[Stored data]
__________________________________________________
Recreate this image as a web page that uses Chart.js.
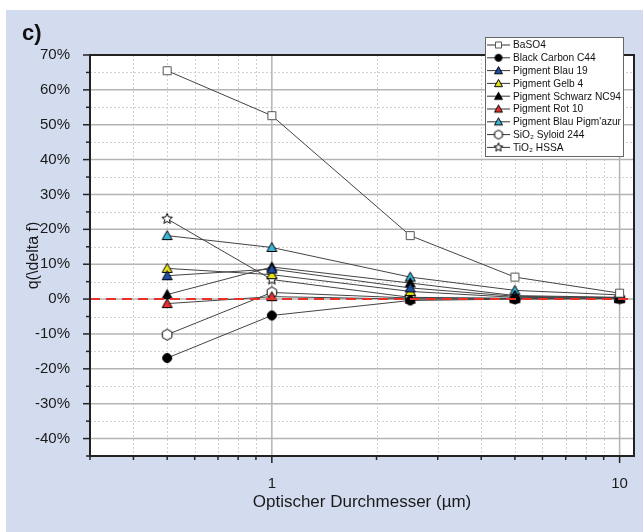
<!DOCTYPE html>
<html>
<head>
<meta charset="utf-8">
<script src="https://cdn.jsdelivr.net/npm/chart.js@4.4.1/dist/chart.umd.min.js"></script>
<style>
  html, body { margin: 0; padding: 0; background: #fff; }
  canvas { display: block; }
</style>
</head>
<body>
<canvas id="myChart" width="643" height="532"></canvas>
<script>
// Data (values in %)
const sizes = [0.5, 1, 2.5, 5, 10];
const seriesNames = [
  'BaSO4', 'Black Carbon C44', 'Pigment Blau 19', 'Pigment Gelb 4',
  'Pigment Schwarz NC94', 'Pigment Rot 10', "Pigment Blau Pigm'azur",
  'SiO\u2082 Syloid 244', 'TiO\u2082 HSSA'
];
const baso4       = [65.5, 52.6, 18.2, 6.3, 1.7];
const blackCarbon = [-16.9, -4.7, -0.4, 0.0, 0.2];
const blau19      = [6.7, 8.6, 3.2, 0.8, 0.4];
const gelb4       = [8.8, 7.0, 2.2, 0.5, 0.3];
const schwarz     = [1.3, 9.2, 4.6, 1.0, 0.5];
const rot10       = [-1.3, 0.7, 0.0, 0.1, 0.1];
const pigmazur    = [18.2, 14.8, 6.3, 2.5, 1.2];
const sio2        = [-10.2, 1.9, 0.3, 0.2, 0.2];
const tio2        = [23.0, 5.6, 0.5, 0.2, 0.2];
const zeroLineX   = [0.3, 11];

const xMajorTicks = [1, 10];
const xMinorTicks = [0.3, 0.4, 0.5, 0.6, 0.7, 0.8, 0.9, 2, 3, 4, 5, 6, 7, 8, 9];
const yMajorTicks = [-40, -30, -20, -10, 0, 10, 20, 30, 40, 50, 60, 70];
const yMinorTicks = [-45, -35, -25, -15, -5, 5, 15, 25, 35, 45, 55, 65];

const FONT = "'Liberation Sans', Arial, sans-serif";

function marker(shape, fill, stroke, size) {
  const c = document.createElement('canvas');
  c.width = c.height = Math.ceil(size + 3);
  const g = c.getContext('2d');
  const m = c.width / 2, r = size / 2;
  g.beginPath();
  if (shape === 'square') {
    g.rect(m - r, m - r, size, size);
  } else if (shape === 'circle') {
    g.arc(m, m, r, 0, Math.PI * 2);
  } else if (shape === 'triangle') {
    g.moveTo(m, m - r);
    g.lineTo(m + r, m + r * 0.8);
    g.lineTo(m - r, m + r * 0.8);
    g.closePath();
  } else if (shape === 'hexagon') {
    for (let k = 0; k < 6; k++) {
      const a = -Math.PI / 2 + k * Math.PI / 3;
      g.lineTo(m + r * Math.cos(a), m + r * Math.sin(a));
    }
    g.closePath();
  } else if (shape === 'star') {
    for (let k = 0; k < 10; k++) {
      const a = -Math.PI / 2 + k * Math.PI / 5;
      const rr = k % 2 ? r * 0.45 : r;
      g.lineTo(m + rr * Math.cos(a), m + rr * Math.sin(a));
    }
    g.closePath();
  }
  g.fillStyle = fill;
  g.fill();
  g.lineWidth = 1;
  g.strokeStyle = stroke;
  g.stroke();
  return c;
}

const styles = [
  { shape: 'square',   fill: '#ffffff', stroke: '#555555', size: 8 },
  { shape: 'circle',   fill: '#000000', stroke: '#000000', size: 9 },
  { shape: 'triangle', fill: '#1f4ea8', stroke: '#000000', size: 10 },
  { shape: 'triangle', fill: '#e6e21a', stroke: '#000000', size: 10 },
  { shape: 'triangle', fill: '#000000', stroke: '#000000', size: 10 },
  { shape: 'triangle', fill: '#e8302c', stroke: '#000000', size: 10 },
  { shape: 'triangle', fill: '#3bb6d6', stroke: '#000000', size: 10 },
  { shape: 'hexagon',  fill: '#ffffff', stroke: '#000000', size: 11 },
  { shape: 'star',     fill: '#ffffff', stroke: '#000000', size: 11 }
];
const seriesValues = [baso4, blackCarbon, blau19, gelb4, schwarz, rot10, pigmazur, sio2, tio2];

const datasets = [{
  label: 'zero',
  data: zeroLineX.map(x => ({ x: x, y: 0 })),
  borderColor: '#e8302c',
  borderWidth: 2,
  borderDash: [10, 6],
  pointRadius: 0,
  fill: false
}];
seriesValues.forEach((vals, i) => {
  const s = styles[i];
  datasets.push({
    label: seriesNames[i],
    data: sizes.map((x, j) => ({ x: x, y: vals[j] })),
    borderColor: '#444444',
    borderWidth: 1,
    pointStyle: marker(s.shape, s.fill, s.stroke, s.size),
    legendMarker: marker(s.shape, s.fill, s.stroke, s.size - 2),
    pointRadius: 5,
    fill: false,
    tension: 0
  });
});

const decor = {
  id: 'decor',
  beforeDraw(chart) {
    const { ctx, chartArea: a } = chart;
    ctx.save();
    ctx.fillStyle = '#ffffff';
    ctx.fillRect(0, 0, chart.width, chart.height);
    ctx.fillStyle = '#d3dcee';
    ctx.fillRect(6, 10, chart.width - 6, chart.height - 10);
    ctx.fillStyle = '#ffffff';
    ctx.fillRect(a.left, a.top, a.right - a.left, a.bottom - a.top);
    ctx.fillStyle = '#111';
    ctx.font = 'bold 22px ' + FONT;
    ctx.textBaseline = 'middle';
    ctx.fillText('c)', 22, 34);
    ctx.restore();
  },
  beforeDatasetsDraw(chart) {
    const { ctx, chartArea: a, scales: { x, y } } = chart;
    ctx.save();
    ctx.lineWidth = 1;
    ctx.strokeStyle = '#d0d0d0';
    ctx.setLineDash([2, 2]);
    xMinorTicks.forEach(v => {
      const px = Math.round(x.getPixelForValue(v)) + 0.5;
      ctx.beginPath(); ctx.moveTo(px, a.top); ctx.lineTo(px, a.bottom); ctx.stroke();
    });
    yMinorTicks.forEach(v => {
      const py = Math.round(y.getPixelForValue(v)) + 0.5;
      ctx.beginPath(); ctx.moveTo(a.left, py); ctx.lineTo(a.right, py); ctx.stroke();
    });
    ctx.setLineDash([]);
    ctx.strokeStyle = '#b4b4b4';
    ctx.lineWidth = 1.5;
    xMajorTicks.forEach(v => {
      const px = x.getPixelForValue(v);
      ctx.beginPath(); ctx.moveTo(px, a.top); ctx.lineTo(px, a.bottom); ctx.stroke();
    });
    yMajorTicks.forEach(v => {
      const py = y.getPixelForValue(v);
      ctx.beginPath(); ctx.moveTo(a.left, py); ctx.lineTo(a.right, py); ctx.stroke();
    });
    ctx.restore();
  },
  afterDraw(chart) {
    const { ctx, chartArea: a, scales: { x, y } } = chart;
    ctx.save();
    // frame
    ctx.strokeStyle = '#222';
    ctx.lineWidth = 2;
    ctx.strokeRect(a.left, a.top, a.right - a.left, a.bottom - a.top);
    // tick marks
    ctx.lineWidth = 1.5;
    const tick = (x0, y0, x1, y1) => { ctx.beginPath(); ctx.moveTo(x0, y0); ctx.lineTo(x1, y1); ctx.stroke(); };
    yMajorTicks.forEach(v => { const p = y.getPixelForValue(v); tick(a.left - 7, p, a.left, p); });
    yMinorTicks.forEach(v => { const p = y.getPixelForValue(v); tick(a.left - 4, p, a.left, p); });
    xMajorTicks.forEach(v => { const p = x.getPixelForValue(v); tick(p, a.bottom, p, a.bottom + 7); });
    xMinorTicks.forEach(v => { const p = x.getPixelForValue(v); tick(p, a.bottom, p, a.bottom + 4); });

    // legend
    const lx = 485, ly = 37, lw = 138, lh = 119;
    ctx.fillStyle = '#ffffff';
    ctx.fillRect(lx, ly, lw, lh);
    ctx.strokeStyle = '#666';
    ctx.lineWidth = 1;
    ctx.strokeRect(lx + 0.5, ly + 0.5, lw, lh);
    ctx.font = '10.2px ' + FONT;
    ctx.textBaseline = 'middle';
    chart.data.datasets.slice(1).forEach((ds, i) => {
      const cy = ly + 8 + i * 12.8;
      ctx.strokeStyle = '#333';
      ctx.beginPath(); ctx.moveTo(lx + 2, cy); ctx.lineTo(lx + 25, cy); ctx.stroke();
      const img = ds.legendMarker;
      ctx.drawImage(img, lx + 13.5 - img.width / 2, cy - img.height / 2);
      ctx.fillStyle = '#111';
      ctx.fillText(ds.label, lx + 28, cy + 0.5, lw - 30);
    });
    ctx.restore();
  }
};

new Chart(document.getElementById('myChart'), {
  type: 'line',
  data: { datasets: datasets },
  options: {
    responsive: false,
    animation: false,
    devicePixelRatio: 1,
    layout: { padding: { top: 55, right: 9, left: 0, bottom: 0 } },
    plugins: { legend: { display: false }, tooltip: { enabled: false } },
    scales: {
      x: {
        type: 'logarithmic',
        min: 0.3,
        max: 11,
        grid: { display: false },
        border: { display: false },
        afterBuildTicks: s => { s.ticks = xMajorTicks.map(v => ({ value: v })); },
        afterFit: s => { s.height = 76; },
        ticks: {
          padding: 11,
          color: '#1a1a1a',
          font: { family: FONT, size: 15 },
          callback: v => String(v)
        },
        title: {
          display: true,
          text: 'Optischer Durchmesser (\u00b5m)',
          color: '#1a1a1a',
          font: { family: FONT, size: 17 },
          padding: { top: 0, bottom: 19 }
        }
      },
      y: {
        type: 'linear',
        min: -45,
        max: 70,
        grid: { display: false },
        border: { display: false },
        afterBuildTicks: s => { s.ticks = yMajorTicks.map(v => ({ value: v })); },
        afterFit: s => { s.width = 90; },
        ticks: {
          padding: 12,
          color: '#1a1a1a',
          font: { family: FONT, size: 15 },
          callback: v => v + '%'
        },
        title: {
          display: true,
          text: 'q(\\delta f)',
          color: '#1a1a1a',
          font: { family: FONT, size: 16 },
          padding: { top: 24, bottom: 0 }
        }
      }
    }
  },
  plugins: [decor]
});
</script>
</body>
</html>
__________________________________________________
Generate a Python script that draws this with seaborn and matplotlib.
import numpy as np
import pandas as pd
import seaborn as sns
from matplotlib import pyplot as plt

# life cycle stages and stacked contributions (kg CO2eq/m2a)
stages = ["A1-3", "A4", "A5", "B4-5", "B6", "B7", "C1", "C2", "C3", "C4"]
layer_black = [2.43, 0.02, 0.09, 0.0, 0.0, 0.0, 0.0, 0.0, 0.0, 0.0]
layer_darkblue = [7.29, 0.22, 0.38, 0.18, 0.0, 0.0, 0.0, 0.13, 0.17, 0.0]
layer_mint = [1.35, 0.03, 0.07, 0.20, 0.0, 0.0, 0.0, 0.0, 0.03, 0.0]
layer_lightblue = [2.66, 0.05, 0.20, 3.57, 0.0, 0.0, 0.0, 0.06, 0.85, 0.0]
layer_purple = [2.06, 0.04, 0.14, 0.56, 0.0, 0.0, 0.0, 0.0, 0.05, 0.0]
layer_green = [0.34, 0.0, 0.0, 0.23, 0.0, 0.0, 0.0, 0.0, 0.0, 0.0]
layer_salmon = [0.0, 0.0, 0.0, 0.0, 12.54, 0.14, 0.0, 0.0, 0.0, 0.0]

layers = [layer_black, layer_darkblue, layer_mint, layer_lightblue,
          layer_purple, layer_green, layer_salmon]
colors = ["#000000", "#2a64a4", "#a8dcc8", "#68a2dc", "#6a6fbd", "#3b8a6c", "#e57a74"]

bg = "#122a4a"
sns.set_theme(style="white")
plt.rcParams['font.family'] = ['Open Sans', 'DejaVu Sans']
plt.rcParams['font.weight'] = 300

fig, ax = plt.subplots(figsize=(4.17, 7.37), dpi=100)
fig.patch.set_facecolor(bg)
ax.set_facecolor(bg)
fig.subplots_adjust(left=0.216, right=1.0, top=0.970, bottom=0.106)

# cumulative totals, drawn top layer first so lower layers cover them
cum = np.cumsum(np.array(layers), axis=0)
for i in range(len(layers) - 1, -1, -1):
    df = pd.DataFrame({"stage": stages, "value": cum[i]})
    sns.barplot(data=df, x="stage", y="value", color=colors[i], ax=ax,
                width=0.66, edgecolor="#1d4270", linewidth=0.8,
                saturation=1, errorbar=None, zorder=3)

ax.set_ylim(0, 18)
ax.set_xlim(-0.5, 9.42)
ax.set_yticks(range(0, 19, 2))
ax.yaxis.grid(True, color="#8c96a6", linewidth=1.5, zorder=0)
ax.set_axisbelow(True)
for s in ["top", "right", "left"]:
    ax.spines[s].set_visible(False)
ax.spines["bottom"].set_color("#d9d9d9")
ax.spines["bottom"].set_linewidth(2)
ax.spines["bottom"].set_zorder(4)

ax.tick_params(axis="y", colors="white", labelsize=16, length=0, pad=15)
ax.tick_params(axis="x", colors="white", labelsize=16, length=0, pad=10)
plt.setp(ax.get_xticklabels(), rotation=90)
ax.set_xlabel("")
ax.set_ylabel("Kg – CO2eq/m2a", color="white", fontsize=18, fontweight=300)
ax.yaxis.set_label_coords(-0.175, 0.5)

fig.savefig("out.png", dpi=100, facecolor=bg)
__________________________________________________
▸ Work instructions
Pick out every line above that holds the word "script" and copy it.

▸ Correct response
<script src="https://cdn.jsdelivr.net/npm/chart.js@4.4.1/dist/chart.umd.min.js"></script>
<script>
</script>
Generate a Python script that draws this with seaborn and matplotlib.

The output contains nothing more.